Internal relaxation time in immersed particulate materials

TL;DR

This paper investigates the internal relaxation dynamics of immersed particulate materials during solid-liquid transition, highlighting a creep process driven by particle separation resisted by viscous forces, relevant to various soft matter systems.

Contribution

It introduces a model combining elastic, viscous, and steric interactions and demonstrates how internal relaxation governs creep time in immersed particulate materials.

Findings

Creep time depends on particle separation driven by stress and viscous friction.

Long creep phase precedes steady flow in the material.

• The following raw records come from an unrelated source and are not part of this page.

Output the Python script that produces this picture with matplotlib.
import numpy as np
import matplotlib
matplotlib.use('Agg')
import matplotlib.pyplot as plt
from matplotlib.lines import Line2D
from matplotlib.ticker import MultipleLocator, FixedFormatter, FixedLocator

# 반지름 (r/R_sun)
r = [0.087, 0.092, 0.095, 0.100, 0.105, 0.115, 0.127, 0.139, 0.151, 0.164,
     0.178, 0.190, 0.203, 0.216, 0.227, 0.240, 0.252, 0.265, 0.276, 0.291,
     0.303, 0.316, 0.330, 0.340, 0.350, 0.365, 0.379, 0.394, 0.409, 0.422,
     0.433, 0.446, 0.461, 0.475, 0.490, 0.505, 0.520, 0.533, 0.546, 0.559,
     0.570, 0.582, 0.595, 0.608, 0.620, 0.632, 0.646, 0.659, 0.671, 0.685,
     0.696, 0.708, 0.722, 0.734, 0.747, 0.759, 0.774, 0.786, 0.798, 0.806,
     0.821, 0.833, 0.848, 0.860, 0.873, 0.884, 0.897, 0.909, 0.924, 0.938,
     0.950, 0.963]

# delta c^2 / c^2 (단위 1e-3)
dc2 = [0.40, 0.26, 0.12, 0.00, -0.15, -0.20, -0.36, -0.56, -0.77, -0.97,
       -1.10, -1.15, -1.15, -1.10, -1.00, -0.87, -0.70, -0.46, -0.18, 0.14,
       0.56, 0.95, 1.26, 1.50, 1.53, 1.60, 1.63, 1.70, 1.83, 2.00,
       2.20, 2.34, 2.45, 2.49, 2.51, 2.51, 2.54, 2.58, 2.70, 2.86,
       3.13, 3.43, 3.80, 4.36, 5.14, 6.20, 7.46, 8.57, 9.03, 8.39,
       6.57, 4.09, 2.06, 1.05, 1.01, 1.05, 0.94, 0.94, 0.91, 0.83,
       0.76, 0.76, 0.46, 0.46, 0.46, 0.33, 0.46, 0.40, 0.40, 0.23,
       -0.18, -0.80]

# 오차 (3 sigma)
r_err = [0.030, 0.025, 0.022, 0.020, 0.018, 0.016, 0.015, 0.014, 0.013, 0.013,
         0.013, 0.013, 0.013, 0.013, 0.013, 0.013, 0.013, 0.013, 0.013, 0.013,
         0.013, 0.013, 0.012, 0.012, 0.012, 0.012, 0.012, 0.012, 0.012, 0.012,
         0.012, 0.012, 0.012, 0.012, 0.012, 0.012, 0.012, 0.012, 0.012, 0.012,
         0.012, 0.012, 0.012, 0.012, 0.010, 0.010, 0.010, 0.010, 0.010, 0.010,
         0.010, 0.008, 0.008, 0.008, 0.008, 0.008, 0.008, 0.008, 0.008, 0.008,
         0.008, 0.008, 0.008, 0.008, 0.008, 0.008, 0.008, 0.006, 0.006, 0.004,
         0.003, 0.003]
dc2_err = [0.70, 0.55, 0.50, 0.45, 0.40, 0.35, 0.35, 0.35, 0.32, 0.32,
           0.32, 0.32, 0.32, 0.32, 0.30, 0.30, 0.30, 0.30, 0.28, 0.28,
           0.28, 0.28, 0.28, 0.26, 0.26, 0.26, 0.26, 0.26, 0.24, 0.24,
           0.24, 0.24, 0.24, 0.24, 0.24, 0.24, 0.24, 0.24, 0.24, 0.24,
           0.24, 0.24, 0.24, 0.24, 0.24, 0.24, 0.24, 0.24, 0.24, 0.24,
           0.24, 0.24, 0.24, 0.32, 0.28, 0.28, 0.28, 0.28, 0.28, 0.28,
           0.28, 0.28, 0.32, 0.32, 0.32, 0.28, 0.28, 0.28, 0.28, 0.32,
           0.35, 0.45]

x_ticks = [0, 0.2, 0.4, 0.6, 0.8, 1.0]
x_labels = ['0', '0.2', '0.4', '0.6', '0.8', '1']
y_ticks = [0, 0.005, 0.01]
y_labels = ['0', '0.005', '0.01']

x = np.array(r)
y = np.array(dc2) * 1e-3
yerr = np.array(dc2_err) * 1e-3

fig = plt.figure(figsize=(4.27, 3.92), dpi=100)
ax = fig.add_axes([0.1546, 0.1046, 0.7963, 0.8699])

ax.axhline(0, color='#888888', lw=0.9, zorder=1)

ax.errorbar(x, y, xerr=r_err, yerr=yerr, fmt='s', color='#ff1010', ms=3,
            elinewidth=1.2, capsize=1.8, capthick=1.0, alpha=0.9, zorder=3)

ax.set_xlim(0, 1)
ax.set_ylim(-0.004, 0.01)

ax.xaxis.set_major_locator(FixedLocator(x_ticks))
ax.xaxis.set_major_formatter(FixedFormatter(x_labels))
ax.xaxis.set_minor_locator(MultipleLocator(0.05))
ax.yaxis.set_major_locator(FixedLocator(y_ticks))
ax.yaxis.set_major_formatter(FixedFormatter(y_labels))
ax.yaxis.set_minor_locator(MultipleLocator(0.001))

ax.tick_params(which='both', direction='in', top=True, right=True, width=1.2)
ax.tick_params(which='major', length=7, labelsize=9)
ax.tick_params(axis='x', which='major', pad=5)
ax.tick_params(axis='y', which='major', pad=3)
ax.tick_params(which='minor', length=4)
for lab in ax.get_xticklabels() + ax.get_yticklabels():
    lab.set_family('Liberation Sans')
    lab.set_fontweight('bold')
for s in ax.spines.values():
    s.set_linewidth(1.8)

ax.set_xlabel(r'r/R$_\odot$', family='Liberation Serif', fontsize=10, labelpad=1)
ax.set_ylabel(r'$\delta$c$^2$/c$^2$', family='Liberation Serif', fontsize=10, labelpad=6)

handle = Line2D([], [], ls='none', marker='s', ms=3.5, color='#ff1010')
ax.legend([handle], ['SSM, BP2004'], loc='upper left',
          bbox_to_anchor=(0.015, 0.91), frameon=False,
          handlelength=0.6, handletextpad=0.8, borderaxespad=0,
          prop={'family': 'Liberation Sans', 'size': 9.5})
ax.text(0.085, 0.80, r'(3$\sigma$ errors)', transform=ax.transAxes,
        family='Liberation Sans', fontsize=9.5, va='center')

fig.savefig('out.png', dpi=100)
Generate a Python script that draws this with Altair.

Internal relaxation mechanism is key to understanding dynamics in soft matter systems.

Abstract

We study the dynamics of the solid to liquid transition for a model material made of elastic particles immersed in a viscous fluid. The interaction between particle surfaces includes their viscous lubrication, a sharp repulsion when they get closer than a tuned steric length and their elastic deflection induced by those two forces. We use Soft Dynamics to simulate the dynamics of this material when it experiences a step increase in the shear stress and a constant normal stress. We observe a long creep phase before a substantial flow eventually establishes. We find that the typical creep time relies on an internal relaxation process, namely the separation of two particles driven by the applied stress and resisted by the viscous friction. This mechanism should be relevant for granular pastes, living cells, emulsions and wet foams.